Goal: From the first line of the data below through the line bearing "from bokeh.resources import INLINE", reproduce each line exactly; do not include pictures.

Raw records:

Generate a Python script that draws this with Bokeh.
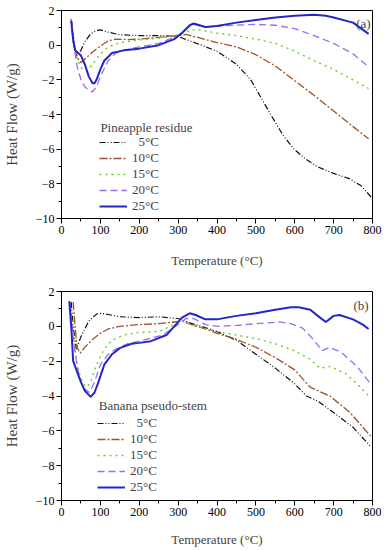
from bokeh.plotting import figure
from bokeh.models import Legend, LegendItem, Label, FixedTicker
from bokeh.layouts import column
from bokeh.embed import file_html
from bokeh.resources import INLINE

# ---------------- data: panel (a) Pineapple residue ----------------
a5_T = [25, 30, 35, 40, 50, 60, 75, 90, 100, 120, 150, 200, 250, 300, 330, 360, 400, 450, 487, 510, 538, 570, 598, 630, 657, 700, 740, 770, 800]
a5_H = [1.5, 0.6, -0.3, -0.6, -0.3, 0.2, 0.65, 0.85, 0.88, 0.75, 0.6, 0.55, 0.55, 0.5, 0.25, 0.0, -0.35, -1.1, -2.0, -2.9, -4.0, -5.2, -6.0, -6.6, -7.0, -7.4, -7.7, -8.1, -8.85]
a10_T = [25, 30, 40, 50, 60, 80, 100, 120, 140, 170, 200, 250, 300, 320, 350, 400, 450, 500, 550, 600, 650, 700, 750, 790]
a10_H = [1.4, 0.3, -0.7, -1.0, -0.8, -0.4, -0.05, 0.25, 0.35, 0.32, 0.35, 0.45, 0.55, 0.62, 0.45, 0.15, -0.1, -0.55, -1.2, -2.05, -2.9, -3.8, -4.7, -5.4]
a15_T = [25, 30, 40, 50, 65, 80, 100, 120, 150, 200, 250, 300, 330, 350, 400, 450, 500, 550, 600, 650, 700, 750, 790]
a15_H = [1.4, 0.4, -0.8, -1.3, -1.5, -1.1, -0.5, -0.1, 0.15, 0.3, 0.4, 0.6, 0.85, 0.9, 0.7, 0.55, 0.35, 0.1, -0.35, -0.9, -1.4, -2.0, -2.5]
a20_T = [25, 30, 40, 50, 60, 70, 80, 90, 100, 120, 140, 160, 200, 250, 300, 320, 340, 370, 400, 450, 500, 550, 600, 650, 700, 750, 790]
a20_H = [1.5, 0.2, -1.2, -2.0, -2.4, -2.6, -2.7, -2.4, -1.8, -0.9, -0.45, -0.3, -0.1, 0.1, 0.55, 0.95, 1.2, 1.05, 1.1, 1.15, 1.2, 1.15, 0.95, 0.55, 0.1, -0.5, -1.25]
a25_T = [25, 30, 35, 40, 50, 60, 70, 80, 85, 90, 100, 110, 130, 160, 200, 250, 290, 310, 330, 340, 355, 370, 400, 450, 500, 550, 600, 650, 680, 700, 750, 790]
a25_H = [1.4, 0.3, -0.3, -0.4, -0.6, -1.1, -1.8, -2.2, -2.2, -2.0, -1.4, -0.9, -0.45, -0.3, -0.2, 0.0, 0.35, 0.7, 1.15, 1.25, 1.15, 1.05, 1.1, 1.3, 1.45, 1.6, 1.7, 1.75, 1.7, 1.6, 1.3, 0.65]

# ---------------- data: panel (b) Banana pseudo-stem ----------------
b5_T = [25, 30, 38, 50, 70, 90, 100, 120, 150, 200, 250, 300, 330, 360, 400, 450, 500, 550, 600, 630, 660, 700, 750, 795]
b5_H = [1.4, 0.0, -1.3, -0.6, 0.3, 0.7, 0.75, 0.68, 0.55, 0.5, 0.55, 0.45, 0.2, 0.0, -0.3, -0.8, -1.6, -2.4, -3.3, -4.0, -4.3, -4.95, -5.8, -6.9]
b10_T = [30, 35, 40, 48, 60, 80, 100, 120, 150, 200, 250, 290, 310, 340, 370, 400, 450, 500, 550, 600, 640, 660, 690, 740, 795]
b10_H = [1.4, 0.0, -1.2, -1.55, -1.2, -0.75, -0.4, -0.15, 0.0, 0.1, 0.15, 0.25, 0.3, 0.05, -0.15, -0.4, -0.75, -1.2, -1.8, -2.5, -3.5, -3.7, -4.0, -4.9, -6.3]
b15_T = [22, 30, 40, 50, 60, 65, 75, 90, 110, 130, 160, 200, 250, 290, 310, 340, 400, 450, 500, 550, 600, 640, 665, 690, 730, 760, 795]
b15_H = [1.4, -0.5, -2.2, -3.0, -3.4, -3.5, -3.2, -2.2, -1.3, -0.8, -0.5, -0.35, -0.3, 0.1, 0.3, 0.05, -0.3, -0.5, -0.7, -1.0, -1.4, -1.9, -2.4, -2.3, -2.7, -3.3, -4.1]
b20_T = [22, 30, 40, 50, 60, 72, 85, 100, 120, 140, 170, 210, 260, 300, 320, 340, 370, 400, 450, 500, 530, 560, 590, 620, 650, 670, 690, 720, 760, 795]
b20_H = [1.4, -0.6, -2.3, -3.2, -3.6, -3.8, -3.2, -2.2, -1.6, -1.3, -1.0, -0.8, -0.5, 0.1, 0.45, 0.45, 0.1, 0.0, 0.05, 0.15, 0.2, 0.25, 0.15, -0.1, -0.8, -1.4, -1.2, -1.5, -2.3, -3.3]
b25_T = [20, 25, 30, 40, 50, 60, 75, 85, 95, 110, 130, 150, 180, 200, 230, 270, 290, 310, 330, 345, 370, 400, 450, 500, 550, 590, 610, 640, 665, 680, 700, 715, 750, 775, 790]
b25_H = [1.45, 0.0, -2.0, -2.6, -3.2, -3.7, -4.05, -3.8, -3.2, -2.2, -1.6, -1.25, -1.0, -0.95, -0.85, -0.5, 0.0, 0.5, 0.75, 0.65, 0.4, 0.4, 0.6, 0.75, 0.95, 1.1, 1.1, 0.95, 0.5, 0.25, 0.6, 0.65, 0.4, 0.1, -0.15]

labels = ["\u20075°C", "10°C", "15°C", "20°C", "25°C"]
x_ticks = [0, 100, 200, 300, 400, 500, 600, 700, 800]
y_ticks = [-10, -8, -6, -4, -2, 0, 2]

colors = ["#111111", "#a0522d", "#6ccc2c", "#9a6cf0", "#2626c8"]
dashes = ["6 2 1 2 1 2", "8 2 2 2", "2 4", "7 4", "solid"]
widths = [1.2, 1.3, 1.4, 1.3, 2.0]

FONT = "Liberation Serif"


def make_panel(series, title_text, panel_tag, top_border, bottom_border, frame_h,
               title_xy, leg_loc, tag_xy, xlab_standoff):
    p = figure(width=385, height=top_border + frame_h + bottom_border,
               x_range=(0, 800), y_range=(-10, 2),
               output_backend="svg", toolbar_location=None,
               min_border_left=59, min_border_right=13,
               min_border_top=top_border, min_border_bottom=bottom_border)
    p.grid.visible = False
    p.outline_line_color = "black"
    p.outline_line_width = 1
    p.background_fill_color = "white"
    items = []
    for (T, H), lab, c, d, w in zip(series, labels, colors, dashes, widths):
        r = p.line(T, H, line_color=c, line_dash=d, line_width=w)
        items.append(LegendItem(label=lab, renderers=[r]))
    leg = Legend(items=items, location=leg_loc, padding=0, margin=0,
                 spacing=0, label_height=16, glyph_height=16, glyph_width=28,
                 label_standoff=5, label_text_font=FONT, label_text_font_size="13px",
                 background_fill_alpha=0, border_line_alpha=0)
    p.add_layout(leg, "center")
    p.add_layout(Label(x=title_xy[0], y=title_xy[1], text=title_text, text_font=FONT,
                       text_font_size="13px", text_baseline="middle"))
    p.add_layout(Label(x=tag_xy[0], y=tag_xy[1], text=panel_tag, text_font=FONT,
                       text_font_size="13px", text_align="right", text_baseline="top"))

    p.xaxis.ticker = FixedTicker(ticks=x_ticks, minor_ticks=list(range(0, 801, 50)))
    p.yaxis.ticker = FixedTicker(ticks=y_ticks, minor_ticks=list(range(-10, 3, 1)))
    p.xaxis.axis_label = "Temperature (°C)"
    p.yaxis.axis_label = "Heat Flow (W/g)"
    for ax in (p.xaxis, p.yaxis):
        ax.axis_label_text_font = FONT
        ax.axis_label_text_font_style = "normal"
        ax.major_label_text_font = FONT
        ax.major_label_text_font_size = "12px"
        ax.major_label_text_color = "black"
        ax.axis_line_color = "black"
        ax.major_tick_line_color = "black"
        ax.minor_tick_line_color = "black"
        ax.major_tick_out = 5
        ax.major_tick_in = 0
        ax.minor_tick_out = 3
        ax.minor_tick_in = 0
        ax.major_label_standoff = 2
    p.xaxis.axis_label_text_font_size = "13px"
    p.yaxis.axis_label_text_font_size = "15px"
    p.xaxis.axis_label_standoff = xlab_standoff
    p.yaxis.axis_label_standoff = 13
    return p


pa = make_panel([(a5_T, a5_H), (a10_T, a10_H), (a15_T, a15_H), (a20_T, a20_H), (a25_T, a25_H)],
                "Pineapple residue", "(a)", 10, 57, 208, (100, -4.73), (38, 4), (795, 1.71), 16)
pb = make_panel([(b5_T, b5_H), (b10_T, b10_H), (b15_T, b15_H), (b20_T, b20_H), (b25_T, b25_H)],
                "Banana pseudo-stem", "(b)", 16, 50, 209, (96, -4.55), (36, 5), (790, 1.6), 13)

layout = column(pa, pb, spacing=0)
open("out.html", "w").write(file_html(layout, INLINE))
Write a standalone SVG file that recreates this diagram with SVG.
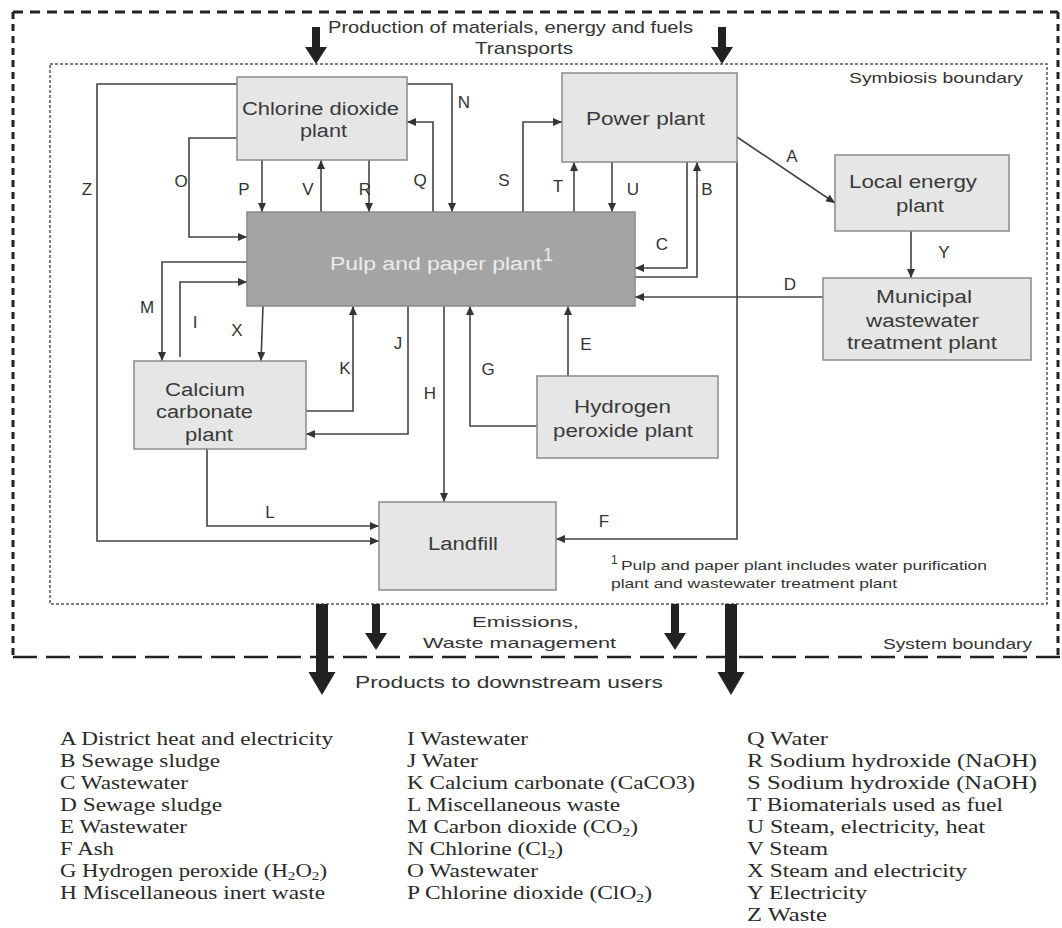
<svg xmlns="http://www.w3.org/2000/svg" width="1062" height="928" viewBox="0 0 1062 928">
<defs>
<style>
.box{fill:#e6e6e6;stroke:#8a8a8a;stroke-width:1.5}
.pulp{fill:#a4a4a4;stroke:#8a8a8a;stroke-width:1.5}
.bl{font-family:"Liberation Sans",Arial,sans-serif;font-size:18px;fill:#3a3a3a}
.pl{font-family:"Liberation Sans",Arial,sans-serif;font-size:18px;fill:#ececec}
.lt{font-family:"Liberation Sans",Arial,sans-serif;font-size:17px;fill:#333}
.note{font-family:"Liberation Sans",Arial,sans-serif;font-size:15px;fill:#333}
.fn{font-family:"Liberation Sans",Arial,sans-serif;font-size:12px;fill:#333}
.lg{font-family:"Liberation Serif","Times New Roman",serif;font-size:18px;fill:#2a2a2a}
.c{fill:none;stroke:#444;stroke-width:1.6;marker-end:url(#ah)}
.big{fill:#222}
</style>
<marker id="ah" markerWidth="9" markerHeight="8" refX="9" refY="4" orient="auto" markerUnits="userSpaceOnUse"><path d="M0,0 L9,4 L0,8 z" fill="#333"/></marker>
</defs>
<rect width="1062" height="928" fill="#fff"/>

<g id="system-boundary" fill="none" stroke="#222">
<line x1="13" y1="12" x2="1058" y2="12" stroke-width="3" stroke-dasharray="10 7"/>
<line x1="13" y1="12" x2="13" y2="657" stroke-width="3" stroke-dasharray="7 5"/>
<line x1="1058" y1="12" x2="1058" y2="657" stroke-width="3" stroke-dasharray="7 5"/>
<line x1="13" y1="657" x2="1062" y2="657" stroke-width="2.5" stroke-dasharray="24 9"/>
</g>
<g id="symbiosis-boundary" fill="none" stroke="#555" stroke-width="1.5" stroke-dasharray="3 2">
<rect x="50" y="64" width="997" height="540"/>
</g>

<g id="flows-in-out">
<polygon class="big" points="312,27 320,27 320,47 327,47 316,64 305,47 312,47"/>
<polygon class="big" points="718,27 726,27 726,47 733,47 722,64 711,47 718,47"/>
<polygon class="big" points="316,604 328,604 328,672 335.5,672 322,695 308.5,672 316,672"/>
<polygon class="big" points="372,604 380,604 380,633 387,633 376,650 365,633 372,633"/>
<polygon class="big" points="671,604 679,604 679,633 686,633 675,650 664,633 671,633"/>
<polygon class="big" points="725,604 737,604 737,672 744.5,672 731,695 717.5,672 725,672"/>
<text class="lt" x="328" y="33" font-size="16" textLength="365" lengthAdjust="spacingAndGlyphs">Production of materials, energy and fuels</text>
<text class="lt" x="475" y="54" font-size="16" textLength="98" lengthAdjust="spacingAndGlyphs">Transports</text>
<text class="note" x="849" y="83" textLength="174" lengthAdjust="spacingAndGlyphs">Symbiosis boundary</text>
<text class="note" x="472" y="627" textLength="107" lengthAdjust="spacingAndGlyphs">Emissions,</text>
<text class="note" x="423" y="648" textLength="193" lengthAdjust="spacingAndGlyphs">Waste management</text>
<text class="note" x="883" y="649" textLength="149" lengthAdjust="spacingAndGlyphs">System boundary</text>
<text class="lt" x="355" y="688" font-size="16" textLength="308" lengthAdjust="spacingAndGlyphs">Products to downstream users</text>
</g>

<g id="connectors">
<path class="c" d="M237 84 H97 V541 H379"/>
<path class="c" d="M407 84 H452 V212"/>
<path class="c" d="M433 212 V122 H407"/>
<path class="c" d="M237 138 H189 V237 H247"/>
<path class="c" d="M262 160 V212"/>
<path class="c" d="M321 212 V160"/>
<path class="c" d="M369 160 V212"/>
<path class="c" d="M523 212 V122 H562"/>
<path class="c" d="M574 212 V162"/>
<path class="c" d="M612 162 V212"/>
<path class="c" d="M687 162 V268 H635"/>
<path class="c" d="M635 277 H697 V162"/>
<path class="c" d="M737 162 V539 H556"/>
<path class="c" d="M737 137 L835 203"/>
<path class="c" d="M911 231 V278"/>
<path class="c" d="M823 297 H635"/>
<path class="c" d="M568 376 V306"/>
<path class="c" d="M537 426 H470 V306"/>
<path class="c" d="M444 306 V502"/>
<path class="c" d="M408 306 V434 H306"/>
<path class="c" d="M306 411 H353 V306"/>
<path class="c" d="M263 306 L261 361"/>
<path class="c" d="M180 357 V282 H247"/>
<path class="c" d="M247 262 H162 V361"/>
<path class="c" d="M207 449 V526 H379"/>
</g>

<g id="connector-labels" class="lt" text-anchor="middle">
<text x="87" y="195">Z</text>
<text x="181" y="187">O</text>
<text x="244" y="195">P</text>
<text x="308" y="195">V</text>
<text x="365" y="195">R</text>
<text x="420" y="186">Q</text>
<text x="464" y="108">N</text>
<text x="504" y="186">S</text>
<text x="558" y="192">T</text>
<text x="633" y="195">U</text>
<text x="707" y="195">B</text>
<text x="662" y="250">C</text>
<text x="792" y="162">A</text>
<text x="944" y="258">Y</text>
<text x="790" y="290">D</text>
<text x="586" y="350">E</text>
<text x="147" y="313">M</text>
<text x="195" y="328">I</text>
<text x="237" y="336">X</text>
<text x="345" y="374">K</text>
<text x="398" y="349">J</text>
<text x="430" y="399">H</text>
<text x="488" y="375">G</text>
<text x="270" y="518">L</text>
<text x="604" y="527">F</text>
</g>

<g id="chlorine-dioxide-plant">
<rect class="box" x="237" y="77" width="170" height="83"/>
<text class="bl" x="242" y="115" textLength="157" lengthAdjust="spacingAndGlyphs">Chlorine dioxide</text>
<text class="bl" x="300" y="137" textLength="47" lengthAdjust="spacingAndGlyphs">plant</text>
</g>
<g id="power-plant">
<rect class="box" x="562" y="73" width="175" height="89"/>
<text class="bl" x="586" y="125" textLength="119" lengthAdjust="spacingAndGlyphs">Power plant</text>
</g>
<g id="local-energy-plant">
<rect class="box" x="835" y="155" width="174" height="76"/>
<text class="bl" x="849" y="188" textLength="128" lengthAdjust="spacingAndGlyphs">Local energy</text>
<text class="bl" x="896" y="212" textLength="48" lengthAdjust="spacingAndGlyphs">plant</text>
</g>
<g id="municipal-wastewater-treatment-plant">
<rect class="box" x="823" y="278" width="208" height="82"/>
<text class="bl" x="876" y="303" textLength="96" lengthAdjust="spacingAndGlyphs">Municipal</text>
<text class="bl" x="866" y="327" textLength="113" lengthAdjust="spacingAndGlyphs">wastewater</text>
<text class="bl" x="847" y="349" textLength="150" lengthAdjust="spacingAndGlyphs">treatment plant</text>
</g>
<g id="pulp-and-paper-plant">
<rect class="pulp" x="247" y="212" width="388" height="94"/>
<text class="pl" x="330" y="270" textLength="212" lengthAdjust="spacingAndGlyphs">Pulp and paper plant</text>
<text class="pl" x="543" y="261" font-size="10">1</text>
</g>
<g id="calcium-carbonate-plant">
<rect class="box" x="134" y="361" width="172" height="88"/>
<text class="bl" x="165" y="396" textLength="80" lengthAdjust="spacingAndGlyphs">Calcium</text>
<text class="bl" x="156" y="418" textLength="97" lengthAdjust="spacingAndGlyphs">carbonate</text>
<text class="bl" x="185" y="441" textLength="48" lengthAdjust="spacingAndGlyphs">plant</text>
</g>
<g id="hydrogen-peroxide-plant">
<rect class="box" x="537" y="376" width="181" height="82"/>
<text class="bl" x="574" y="413" textLength="97" lengthAdjust="spacingAndGlyphs">Hydrogen</text>
<text class="bl" x="553" y="437" textLength="140" lengthAdjust="spacingAndGlyphs">peroxide plant</text>
</g>
<g id="landfill">
<rect class="box" x="379" y="502" width="177" height="88"/>
<text class="bl" x="428" y="550" textLength="70" lengthAdjust="spacingAndGlyphs">Landfill</text>
</g>

<g id="footnote">
<text class="fn" x="611" y="564" font-size="11">1</text>
<text class="fn" x="621" y="570" textLength="366" lengthAdjust="spacingAndGlyphs">Pulp and paper plant includes water purification</text>
<text class="fn" x="611" y="588" textLength="286" lengthAdjust="spacingAndGlyphs">plant and wastewater treatment plant</text>
</g>

<g id="legend" class="lg">
<text x="60" y="745" textLength="273" lengthAdjust="spacingAndGlyphs">A District heat and electricity</text>
<text x="60" y="767" textLength="160" lengthAdjust="spacingAndGlyphs">B Sewage sludge</text>
<text x="60" y="789" textLength="128" lengthAdjust="spacingAndGlyphs">C Wastewater</text>
<text x="60" y="811" textLength="162" lengthAdjust="spacingAndGlyphs">D Sewage sludge</text>
<text x="60" y="833" textLength="127" lengthAdjust="spacingAndGlyphs">E Wastewater</text>
<text x="60" y="855" textLength="54" lengthAdjust="spacingAndGlyphs">F Ash</text>
<text x="60" y="877" textLength="267" lengthAdjust="spacingAndGlyphs">G Hydrogen peroxide (H<tspan font-size="12" dy="3">2</tspan><tspan dy="-3">O</tspan><tspan font-size="12" dy="3">2</tspan><tspan dy="-3">)</tspan></text>
<text x="60" y="899" textLength="265" lengthAdjust="spacingAndGlyphs">H Miscellaneous inert waste</text>

<text x="407" y="745" textLength="121" lengthAdjust="spacingAndGlyphs">I Wastewater</text>
<text x="407" y="767" textLength="71" lengthAdjust="spacingAndGlyphs">J Water</text>
<text x="407" y="789" textLength="288" lengthAdjust="spacingAndGlyphs">K Calcium carbonate (CaCO3)</text>
<text x="407" y="811" textLength="213" lengthAdjust="spacingAndGlyphs">L Miscellaneous waste</text>
<text x="407" y="833" textLength="231" lengthAdjust="spacingAndGlyphs">M Carbon dioxide (CO<tspan font-size="12" dy="3">2</tspan><tspan dy="-3">)</tspan></text>
<text x="407" y="855" textLength="156" lengthAdjust="spacingAndGlyphs">N Chlorine (Cl<tspan font-size="12" dy="3">2</tspan><tspan dy="-3">)</tspan></text>
<text x="407" y="877" textLength="131" lengthAdjust="spacingAndGlyphs">O Wastewater</text>
<text x="407" y="899" textLength="245" lengthAdjust="spacingAndGlyphs">P Chlorine dioxide (ClO<tspan font-size="12" dy="3">2</tspan><tspan dy="-3">)</tspan></text>

<text x="747" y="745" textLength="81" lengthAdjust="spacingAndGlyphs">Q Water</text>
<text x="747" y="767" textLength="290" lengthAdjust="spacingAndGlyphs">R Sodium hydroxide (NaOH)</text>
<text x="747" y="789" textLength="290" lengthAdjust="spacingAndGlyphs">S Sodium hydroxide (NaOH)</text>
<text x="747" y="811" textLength="256" lengthAdjust="spacingAndGlyphs">T Biomaterials used as fuel</text>
<text x="747" y="833" textLength="238" lengthAdjust="spacingAndGlyphs">U Steam, electricity, heat</text>
<text x="747" y="855" textLength="81" lengthAdjust="spacingAndGlyphs">V Steam</text>
<text x="747" y="877" textLength="220" lengthAdjust="spacingAndGlyphs">X Steam and electricity</text>
<text x="747" y="899" textLength="120" lengthAdjust="spacingAndGlyphs">Y Electricity</text>
<text x="747" y="921" textLength="80" lengthAdjust="spacingAndGlyphs">Z Waste</text>
</g>
</svg>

Exercise result:
Generate a Python script that draws this with Bokeh.
from bokeh.plotting import figure
from bokeh.models import Legend, LegendItem, Label, FixedTicker
from bokeh.layouts import column
from bokeh.embed import file_html
from bokeh.resources import INLINE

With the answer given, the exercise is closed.